[Provided material start]

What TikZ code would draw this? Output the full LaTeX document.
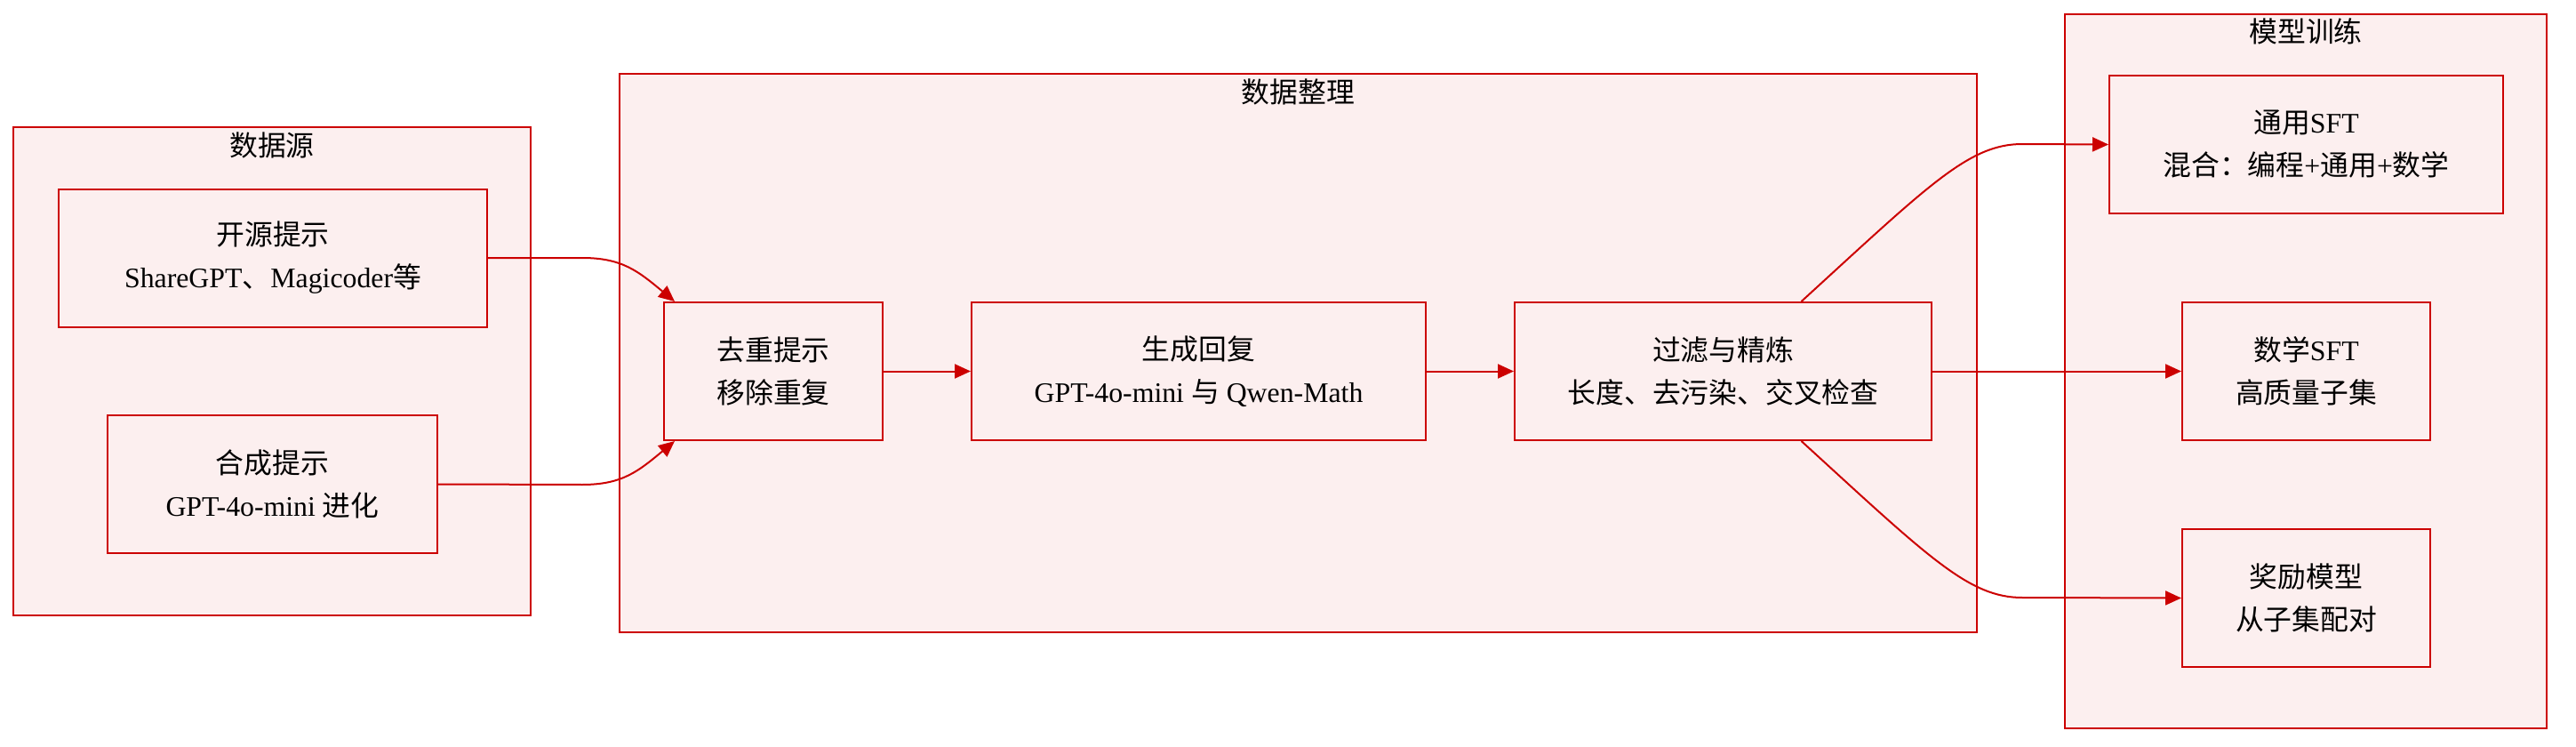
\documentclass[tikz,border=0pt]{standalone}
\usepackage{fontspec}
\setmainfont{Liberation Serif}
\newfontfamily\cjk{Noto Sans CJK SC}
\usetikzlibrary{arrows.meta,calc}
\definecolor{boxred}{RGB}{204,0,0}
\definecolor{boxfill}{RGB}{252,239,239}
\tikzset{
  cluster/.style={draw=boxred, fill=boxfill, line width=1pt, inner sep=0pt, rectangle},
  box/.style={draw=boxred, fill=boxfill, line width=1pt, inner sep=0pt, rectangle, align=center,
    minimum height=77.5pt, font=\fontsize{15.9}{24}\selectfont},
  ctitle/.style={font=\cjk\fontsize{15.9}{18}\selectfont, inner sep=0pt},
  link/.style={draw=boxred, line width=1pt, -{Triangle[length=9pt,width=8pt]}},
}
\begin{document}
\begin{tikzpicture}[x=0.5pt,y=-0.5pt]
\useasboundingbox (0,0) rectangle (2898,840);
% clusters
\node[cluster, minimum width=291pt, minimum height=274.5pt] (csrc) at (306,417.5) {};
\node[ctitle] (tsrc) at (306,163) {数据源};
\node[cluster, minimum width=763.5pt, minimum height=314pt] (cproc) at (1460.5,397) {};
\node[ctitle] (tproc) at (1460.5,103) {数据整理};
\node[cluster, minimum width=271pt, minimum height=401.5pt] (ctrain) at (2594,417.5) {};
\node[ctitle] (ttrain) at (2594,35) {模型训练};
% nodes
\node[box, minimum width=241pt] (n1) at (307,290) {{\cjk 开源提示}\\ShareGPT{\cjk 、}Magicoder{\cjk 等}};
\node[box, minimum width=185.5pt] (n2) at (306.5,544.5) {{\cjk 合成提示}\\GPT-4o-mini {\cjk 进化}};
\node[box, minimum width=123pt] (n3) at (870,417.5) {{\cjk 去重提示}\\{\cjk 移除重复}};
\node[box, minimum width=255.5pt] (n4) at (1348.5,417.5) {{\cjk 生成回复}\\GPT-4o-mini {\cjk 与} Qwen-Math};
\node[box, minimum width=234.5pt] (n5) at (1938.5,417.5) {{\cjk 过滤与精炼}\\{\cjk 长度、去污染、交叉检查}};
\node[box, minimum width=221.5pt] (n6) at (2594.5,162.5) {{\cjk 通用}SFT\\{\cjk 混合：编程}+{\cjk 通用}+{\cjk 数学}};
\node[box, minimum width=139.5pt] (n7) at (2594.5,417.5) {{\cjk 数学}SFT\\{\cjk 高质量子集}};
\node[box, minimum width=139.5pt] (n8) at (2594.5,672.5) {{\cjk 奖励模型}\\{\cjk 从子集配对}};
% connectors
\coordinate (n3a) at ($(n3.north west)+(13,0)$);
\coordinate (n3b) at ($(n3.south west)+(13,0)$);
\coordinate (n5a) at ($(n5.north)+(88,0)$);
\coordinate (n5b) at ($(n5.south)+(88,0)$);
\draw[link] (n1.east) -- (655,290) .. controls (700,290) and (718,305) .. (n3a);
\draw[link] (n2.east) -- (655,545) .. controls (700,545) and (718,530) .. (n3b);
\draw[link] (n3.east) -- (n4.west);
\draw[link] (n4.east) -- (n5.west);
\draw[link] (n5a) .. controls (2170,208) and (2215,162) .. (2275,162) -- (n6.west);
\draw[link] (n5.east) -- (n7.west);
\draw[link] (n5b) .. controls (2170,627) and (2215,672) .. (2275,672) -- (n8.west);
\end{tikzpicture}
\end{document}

[Provided material end]

• [Challenge] Copy the listing in full and without alteration, omitting every picture.

• [Result of this task]
What TikZ code would draw this? Output the full LaTeX document.
\documentclass[tikz,border=0pt]{standalone}
\usepackage{fontspec}
\setmainfont{Liberation Serif}
\newfontfamily\cjk{Noto Sans CJK SC}
\usetikzlibrary{arrows.meta,calc}
\definecolor{boxred}{RGB}{204,0,0}
\definecolor{boxfill}{RGB}{252,239,239}
\tikzset{
  cluster/.style={draw=boxred, fill=boxfill, line width=1pt, inner sep=0pt, rectangle},
  box/.style={draw=boxred, fill=boxfill, line width=1pt, inner sep=0pt, rectangle, align=center,
    minimum height=77.5pt, font=\fontsize{15.9}{24}\selectfont},
  ctitle/.style={font=\cjk\fontsize{15.9}{18}\selectfont, inner sep=0pt},
  link/.style={draw=boxred, line width=1pt, -{Triangle[length=9pt,width=8pt]}},
}
\begin{document}
\begin{tikzpicture}[x=0.5pt,y=-0.5pt]
\useasboundingbox (0,0) rectangle (2898,840);
% clusters
\node[cluster, minimum width=291pt, minimum height=274.5pt] (csrc) at (306,417.5) {};
\node[ctitle] (tsrc) at (306,163) {数据源};
\node[cluster, minimum width=763.5pt, minimum height=314pt] (cproc) at (1460.5,397) {};
\node[ctitle] (tproc) at (1460.5,103) {数据整理};
\node[cluster, minimum width=271pt, minimum height=401.5pt] (ctrain) at (2594,417.5) {};
\node[ctitle] (ttrain) at (2594,35) {模型训练};
% nodes
\node[box, minimum width=241pt] (n1) at (307,290) {{\cjk 开源提示}\\ShareGPT{\cjk 、}Magicoder{\cjk 等}};
\node[box, minimum width=185.5pt] (n2) at (306.5,544.5) {{\cjk 合成提示}\\GPT-4o-mini {\cjk 进化}};
\node[box, minimum width=123pt] (n3) at (870,417.5) {{\cjk 去重提示}\\{\cjk 移除重复}};
\node[box, minimum width=255.5pt] (n4) at (1348.5,417.5) {{\cjk 生成回复}\\GPT-4o-mini {\cjk 与} Qwen-Math};
\node[box, minimum width=234.5pt] (n5) at (1938.5,417.5) {{\cjk 过滤与精炼}\\{\cjk 长度、去污染、交叉检查}};
\node[box, minimum width=221.5pt] (n6) at (2594.5,162.5) {{\cjk 通用}SFT\\{\cjk 混合：编程}+{\cjk 通用}+{\cjk 数学}};
\node[box, minimum width=139.5pt] (n7) at (2594.5,417.5) {{\cjk 数学}SFT\\{\cjk 高质量子集}};
\node[box, minimum width=139.5pt] (n8) at (2594.5,672.5) {{\cjk 奖励模型}\\{\cjk 从子集配对}};
% connectors
\coordinate (n3a) at ($(n3.north west)+(13,0)$);
\coordinate (n3b) at ($(n3.south west)+(13,0)$);
\coordinate (n5a) at ($(n5.north)+(88,0)$);
\coordinate (n5b) at ($(n5.south)+(88,0)$);
\draw[link] (n1.east) -- (655,290) .. controls (700,290) and (718,305) .. (n3a);
\draw[link] (n2.east) -- (655,545) .. controls (700,545) and (718,530) .. (n3b);
\draw[link] (n3.east) -- (n4.west);
\draw[link] (n4.east) -- (n5.west);
\draw[link] (n5a) .. controls (2170,208) and (2215,162) .. (2275,162) -- (n6.west);
\draw[link] (n5.east) -- (n7.west);
\draw[link] (n5b) .. controls (2170,627) and (2215,672) .. (2275,672) -- (n8.west);
\end{tikzpicture}
\end{document}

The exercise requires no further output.